Please output the records below in full, exactly as given, but without the images.

—————

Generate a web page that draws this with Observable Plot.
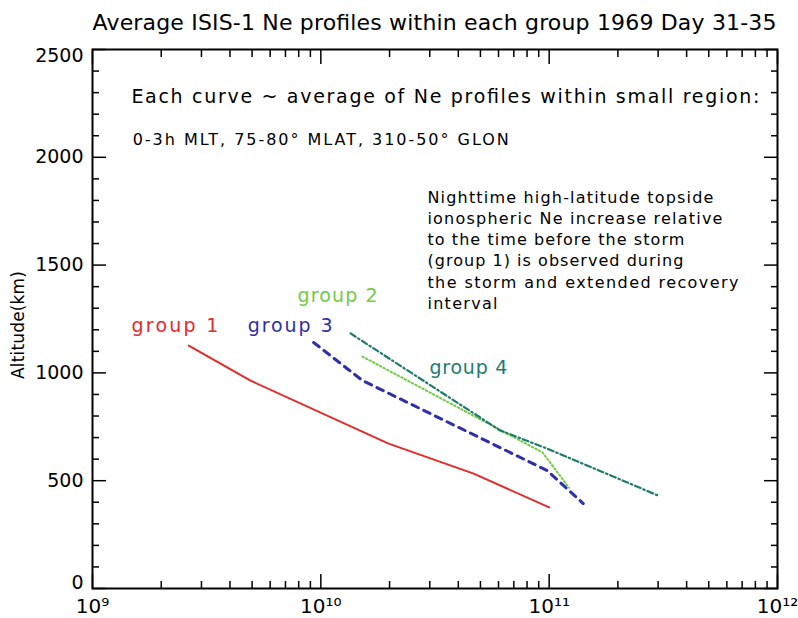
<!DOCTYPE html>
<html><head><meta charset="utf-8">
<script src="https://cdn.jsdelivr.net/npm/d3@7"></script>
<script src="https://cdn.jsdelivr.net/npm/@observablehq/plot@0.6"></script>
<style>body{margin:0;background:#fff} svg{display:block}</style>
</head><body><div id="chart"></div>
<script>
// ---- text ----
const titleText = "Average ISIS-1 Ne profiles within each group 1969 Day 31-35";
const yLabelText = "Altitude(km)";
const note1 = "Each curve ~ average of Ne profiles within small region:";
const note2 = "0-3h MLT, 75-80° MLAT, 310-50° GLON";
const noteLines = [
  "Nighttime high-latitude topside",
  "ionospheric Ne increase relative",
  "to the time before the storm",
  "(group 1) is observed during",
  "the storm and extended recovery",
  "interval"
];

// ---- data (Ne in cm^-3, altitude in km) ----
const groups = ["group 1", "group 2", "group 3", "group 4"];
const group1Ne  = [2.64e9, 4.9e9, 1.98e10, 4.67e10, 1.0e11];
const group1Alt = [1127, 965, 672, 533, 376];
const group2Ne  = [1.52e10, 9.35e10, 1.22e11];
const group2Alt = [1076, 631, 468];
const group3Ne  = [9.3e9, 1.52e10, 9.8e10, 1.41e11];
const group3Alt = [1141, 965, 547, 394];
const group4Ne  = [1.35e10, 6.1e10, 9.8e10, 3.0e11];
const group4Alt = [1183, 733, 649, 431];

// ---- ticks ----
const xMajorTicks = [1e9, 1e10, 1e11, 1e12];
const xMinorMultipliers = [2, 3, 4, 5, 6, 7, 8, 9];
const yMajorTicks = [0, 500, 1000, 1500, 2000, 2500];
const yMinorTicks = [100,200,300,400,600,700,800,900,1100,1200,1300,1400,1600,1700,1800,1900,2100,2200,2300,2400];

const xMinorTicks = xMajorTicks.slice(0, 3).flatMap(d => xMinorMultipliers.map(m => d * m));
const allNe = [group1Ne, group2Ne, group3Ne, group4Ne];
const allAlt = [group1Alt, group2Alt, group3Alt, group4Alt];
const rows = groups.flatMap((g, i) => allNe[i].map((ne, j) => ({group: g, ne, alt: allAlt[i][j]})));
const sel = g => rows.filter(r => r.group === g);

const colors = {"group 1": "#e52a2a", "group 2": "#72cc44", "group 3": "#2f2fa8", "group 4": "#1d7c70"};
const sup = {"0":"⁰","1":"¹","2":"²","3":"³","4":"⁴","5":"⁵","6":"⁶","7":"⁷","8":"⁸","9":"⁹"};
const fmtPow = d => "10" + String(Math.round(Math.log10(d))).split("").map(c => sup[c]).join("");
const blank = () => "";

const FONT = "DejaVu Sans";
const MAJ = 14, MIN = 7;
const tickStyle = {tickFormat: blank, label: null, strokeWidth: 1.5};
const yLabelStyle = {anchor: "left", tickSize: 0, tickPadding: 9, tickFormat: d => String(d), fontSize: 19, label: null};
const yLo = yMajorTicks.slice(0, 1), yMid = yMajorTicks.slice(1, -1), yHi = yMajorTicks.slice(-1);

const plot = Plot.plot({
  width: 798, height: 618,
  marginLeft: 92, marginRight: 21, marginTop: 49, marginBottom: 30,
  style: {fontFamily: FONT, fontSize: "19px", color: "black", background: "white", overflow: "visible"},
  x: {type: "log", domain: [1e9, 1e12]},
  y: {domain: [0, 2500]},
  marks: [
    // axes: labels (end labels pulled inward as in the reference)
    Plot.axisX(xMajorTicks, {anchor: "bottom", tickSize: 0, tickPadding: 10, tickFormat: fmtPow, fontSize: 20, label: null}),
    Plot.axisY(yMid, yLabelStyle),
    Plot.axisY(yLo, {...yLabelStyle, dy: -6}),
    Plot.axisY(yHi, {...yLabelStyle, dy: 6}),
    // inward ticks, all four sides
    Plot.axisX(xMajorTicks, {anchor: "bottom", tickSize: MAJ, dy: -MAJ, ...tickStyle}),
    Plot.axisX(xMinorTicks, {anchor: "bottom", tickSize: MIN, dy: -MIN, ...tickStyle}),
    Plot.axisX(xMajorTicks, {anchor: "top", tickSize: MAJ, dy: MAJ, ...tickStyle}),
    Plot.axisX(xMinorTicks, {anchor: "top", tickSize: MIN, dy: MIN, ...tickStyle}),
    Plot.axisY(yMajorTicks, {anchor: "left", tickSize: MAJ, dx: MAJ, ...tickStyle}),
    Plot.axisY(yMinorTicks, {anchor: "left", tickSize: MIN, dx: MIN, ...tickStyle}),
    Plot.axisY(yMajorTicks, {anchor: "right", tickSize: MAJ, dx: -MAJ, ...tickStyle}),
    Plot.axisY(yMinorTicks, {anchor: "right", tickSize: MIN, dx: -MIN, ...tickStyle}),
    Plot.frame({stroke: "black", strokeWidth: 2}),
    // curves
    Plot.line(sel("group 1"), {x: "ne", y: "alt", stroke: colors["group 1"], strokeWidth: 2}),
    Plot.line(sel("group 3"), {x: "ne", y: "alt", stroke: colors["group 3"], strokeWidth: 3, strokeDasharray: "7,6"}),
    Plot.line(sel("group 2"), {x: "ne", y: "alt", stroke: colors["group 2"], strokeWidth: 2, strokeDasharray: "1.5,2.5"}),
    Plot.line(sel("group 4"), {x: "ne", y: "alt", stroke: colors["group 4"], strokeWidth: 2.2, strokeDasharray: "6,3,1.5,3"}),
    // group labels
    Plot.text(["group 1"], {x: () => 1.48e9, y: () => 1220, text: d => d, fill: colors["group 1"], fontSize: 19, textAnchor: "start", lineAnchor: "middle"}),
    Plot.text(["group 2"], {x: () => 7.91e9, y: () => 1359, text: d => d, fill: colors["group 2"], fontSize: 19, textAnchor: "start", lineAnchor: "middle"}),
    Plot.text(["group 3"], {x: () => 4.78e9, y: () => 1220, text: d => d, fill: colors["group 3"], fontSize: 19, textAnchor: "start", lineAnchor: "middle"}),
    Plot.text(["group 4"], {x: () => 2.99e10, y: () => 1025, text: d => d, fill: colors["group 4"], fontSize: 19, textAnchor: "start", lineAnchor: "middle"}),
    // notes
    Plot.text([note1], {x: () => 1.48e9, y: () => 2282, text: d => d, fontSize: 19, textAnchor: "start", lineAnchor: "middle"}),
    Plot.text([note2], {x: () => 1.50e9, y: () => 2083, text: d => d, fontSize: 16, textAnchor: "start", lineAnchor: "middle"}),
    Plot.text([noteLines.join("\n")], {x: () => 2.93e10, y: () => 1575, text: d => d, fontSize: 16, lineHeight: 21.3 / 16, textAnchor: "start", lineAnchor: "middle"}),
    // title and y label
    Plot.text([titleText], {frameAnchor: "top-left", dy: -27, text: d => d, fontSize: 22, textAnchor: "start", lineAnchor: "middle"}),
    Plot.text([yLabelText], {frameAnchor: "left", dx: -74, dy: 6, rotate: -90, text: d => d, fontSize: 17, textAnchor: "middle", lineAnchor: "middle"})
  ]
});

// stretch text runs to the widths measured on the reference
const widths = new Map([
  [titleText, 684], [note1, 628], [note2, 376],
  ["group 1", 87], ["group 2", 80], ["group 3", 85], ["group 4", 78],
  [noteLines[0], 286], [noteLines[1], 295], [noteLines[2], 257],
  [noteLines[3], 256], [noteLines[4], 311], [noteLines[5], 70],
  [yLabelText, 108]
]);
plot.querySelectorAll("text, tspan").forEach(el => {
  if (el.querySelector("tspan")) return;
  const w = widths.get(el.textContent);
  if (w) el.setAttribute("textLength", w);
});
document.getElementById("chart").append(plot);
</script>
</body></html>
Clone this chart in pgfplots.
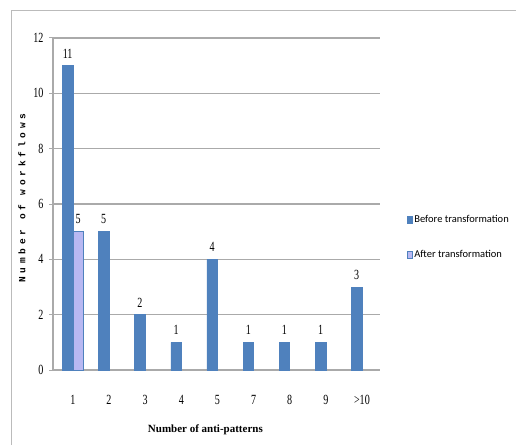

—————

TASK OUTPUT:
Generate a web page that draws this with Observable Plot.
<!DOCTYPE html>
<html><head><meta charset="utf-8">
<script src="https://cdn.jsdelivr.net/npm/d3@7"></script>
<script src="https://cdn.jsdelivr.net/npm/@observablehq/plot@0.6"></script>
<style>body{margin:0;background:#fff} svg{display:block}</style>
</head><body><div id="chart"></div>
<script>
// ---- text ----
const titleText = "Average ISIS-1 Ne profiles within each group 1969 Day 31-35";
const yLabelText = "Altitude(km)";
const note1 = "Each curve ~ average of Ne profiles within small region:";
const note2 = "0-3h MLT, 75-80° MLAT, 310-50° GLON";
const noteLines = [
  "Nighttime high-latitude topside",
  "ionospheric Ne increase relative",
  "to the time before the storm",
  "(group 1) is observed during",
  "the storm and extended recovery",
  "interval"
];

// ---- data (Ne in cm^-3, altitude in km) ----
const groups = ["group 1", "group 2", "group 3", "group 4"];
const group1Ne  = [2.64e9, 4.9e9, 1.98e10, 4.67e10, 1.0e11];
const group1Alt = [1127, 965, 672, 533, 376];
const group2Ne  = [1.52e10, 9.35e10, 1.22e11];
const group2Alt = [1076, 631, 468];
const group3Ne  = [9.3e9, 1.52e10, 9.8e10, 1.41e11];
const group3Alt = [1141, 965, 547, 394];
const group4Ne  = [1.35e10, 6.1e10, 9.8e10, 3.0e11];
const group4Alt = [1183, 733, 649, 431];

// ---- ticks ----
const xMajorTicks = [1e9, 1e10, 1e11, 1e12];
const xMinorMultipliers = [2, 3, 4, 5, 6, 7, 8, 9];
const yMajorTicks = [0, 500, 1000, 1500, 2000, 2500];
const yMinorTicks = [100,200,300,400,600,700,800,900,1100,1200,1300,1400,1600,1700,1800,1900,2100,2200,2300,2400];

const xMinorTicks = xMajorTicks.slice(0, 3).flatMap(d => xMinorMultipliers.map(m => d * m));
const allNe = [group1Ne, group2Ne, group3Ne, group4Ne];
const allAlt = [group1Alt, group2Alt, group3Alt, group4Alt];
const rows = groups.flatMap((g, i) => allNe[i].map((ne, j) => ({group: g, ne, alt: allAlt[i][j]})));
const sel = g => rows.filter(r => r.group === g);

const colors = {"group 1": "#e52a2a", "group 2": "#72cc44", "group 3": "#2f2fa8", "group 4": "#1d7c70"};
const sup = {"0":"⁰","1":"¹","2":"²","3":"³","4":"⁴","5":"⁵","6":"⁶","7":"⁷","8":"⁸","9":"⁹"};
const fmtPow = d => "10" + String(Math.round(Math.log10(d))).split("").map(c => sup[c]).join("");
const blank = () => "";

const FONT = "DejaVu Sans";
const MAJ = 14, MIN = 7;
const tickStyle = {tickFormat: blank, label: null, strokeWidth: 1.5};
const yLabelStyle = {anchor: "left", tickSize: 0, tickPadding: 9, tickFormat: d => String(d), fontSize: 19, label: null};
const yLo = yMajorTicks.slice(0, 1), yMid = yMajorTicks.slice(1, -1), yHi = yMajorTicks.slice(-1);

const plot = Plot.plot({
  width: 798, height: 618,
  marginLeft: 92, marginRight: 21, marginTop: 49, marginBottom: 30,
  style: {fontFamily: FONT, fontSize: "19px", color: "black", background: "white", overflow: "visible"},
  x: {type: "log", domain: [1e9, 1e12]},
  y: {domain: [0, 2500]},
  marks: [
    // axes: labels (end labels pulled inward as in the reference)
    Plot.axisX(xMajorTicks, {anchor: "bottom", tickSize: 0, tickPadding: 10, tickFormat: fmtPow, fontSize: 20, label: null}),
    Plot.axisY(yMid, yLabelStyle),
    Plot.axisY(yLo, {...yLabelStyle, dy: -6}),
    Plot.axisY(yHi, {...yLabelStyle, dy: 6}),
    // inward ticks, all four sides
    Plot.axisX(xMajorTicks, {anchor: "bottom", tickSize: MAJ, dy: -MAJ, ...tickStyle}),
    Plot.axisX(xMinorTicks, {anchor: "bottom", tickSize: MIN, dy: -MIN, ...tickStyle}),
    Plot.axisX(xMajorTicks, {anchor: "top", tickSize: MAJ, dy: MAJ, ...tickStyle}),
    Plot.axisX(xMinorTicks, {anchor: "top", tickSize: MIN, dy: MIN, ...tickStyle}),
    Plot.axisY(yMajorTicks, {anchor: "left", tickSize: MAJ, dx: MAJ, ...tickStyle}),
    Plot.axisY(yMinorTicks, {anchor: "left", tickSize: MIN, dx: MIN, ...tickStyle}),
    Plot.axisY(yMajorTicks, {anchor: "right", tickSize: MAJ, dx: -MAJ, ...tickStyle}),
    Plot.axisY(yMinorTicks, {anchor: "right", tickSize: MIN, dx: -MIN, ...tickStyle}),
    Plot.frame({stroke: "black", strokeWidth: 2}),
    // curves
    Plot.line(sel("group 1"), {x: "ne", y: "alt", stroke: colors["group 1"], strokeWidth: 2}),
    Plot.line(sel("group 3"), {x: "ne", y: "alt", stroke: colors["group 3"], strokeWidth: 3, strokeDasharray: "7,6"}),
    Plot.line(sel("group 2"), {x: "ne", y: "alt", stroke: colors["group 2"], strokeWidth: 2, strokeDasharray: "1.5,2.5"}),
    Plot.line(sel("group 4"), {x: "ne", y: "alt", stroke: colors["group 4"], strokeWidth: 2.2, strokeDasharray: "6,3,1.5,3"}),
    // group labels
    Plot.text(["group 1"], {x: () => 1.48e9, y: () => 1220, text: d => d, fill: colors["group 1"], fontSize: 19, textAnchor: "start", lineAnchor: "middle"}),
    Plot.text(["group 2"], {x: () => 7.91e9, y: () => 1359, text: d => d, fill: colors["group 2"], fontSize: 19, textAnchor: "start", lineAnchor: "middle"}),
    Plot.text(["group 3"], {x: () => 4.78e9, y: () => 1220, text: d => d, fill: colors["group 3"], fontSize: 19, textAnchor: "start", lineAnchor: "middle"}),
    Plot.text(["group 4"], {x: () => 2.99e10, y: () => 1025, text: d => d, fill: colors["group 4"], fontSize: 19, textAnchor: "start", lineAnchor: "middle"}),
    // notes
    Plot.text([note1], {x: () => 1.48e9, y: () => 2282, text: d => d, fontSize: 19, textAnchor: "start", lineAnchor: "middle"}),
    Plot.text([note2], {x: () => 1.50e9, y: () => 2083, text: d => d, fontSize: 16, textAnchor: "start", lineAnchor: "middle"}),
    Plot.text([noteLines.join("\n")], {x: () => 2.93e10, y: () => 1575, text: d => d, fontSize: 16, lineHeight: 21.3 / 16, textAnchor: "start", lineAnchor: "middle"}),
    // title and y label
    Plot.text([titleText], {frameAnchor: "top-left", dy: -27, text: d => d, fontSize: 22, textAnchor: "start", lineAnchor: "middle"}),
    Plot.text([yLabelText], {frameAnchor: "left", dx: -74, dy: 6, rotate: -90, text: d => d, fontSize: 17, textAnchor: "middle", lineAnchor: "middle"})
  ]
});

// stretch text runs to the widths measured on the reference
const widths = new Map([
  [titleText, 684], [note1, 628], [note2, 376],
  ["group 1", 87], ["group 2", 80], ["group 3", 85], ["group 4", 78],
  [noteLines[0], 286], [noteLines[1], 295], [noteLines[2], 257],
  [noteLines[3], 256], [noteLines[4], 311], [noteLines[5], 70],
  [yLabelText, 108]
]);
plot.querySelectorAll("text, tspan").forEach(el => {
  if (el.querySelector("tspan")) return;
  const w = widths.get(el.textContent);
  if (w) el.setAttribute("textLength", w);
});
document.getElementById("chart").append(plot);
</script>
</body></html>
Clone this chart in pgfplots.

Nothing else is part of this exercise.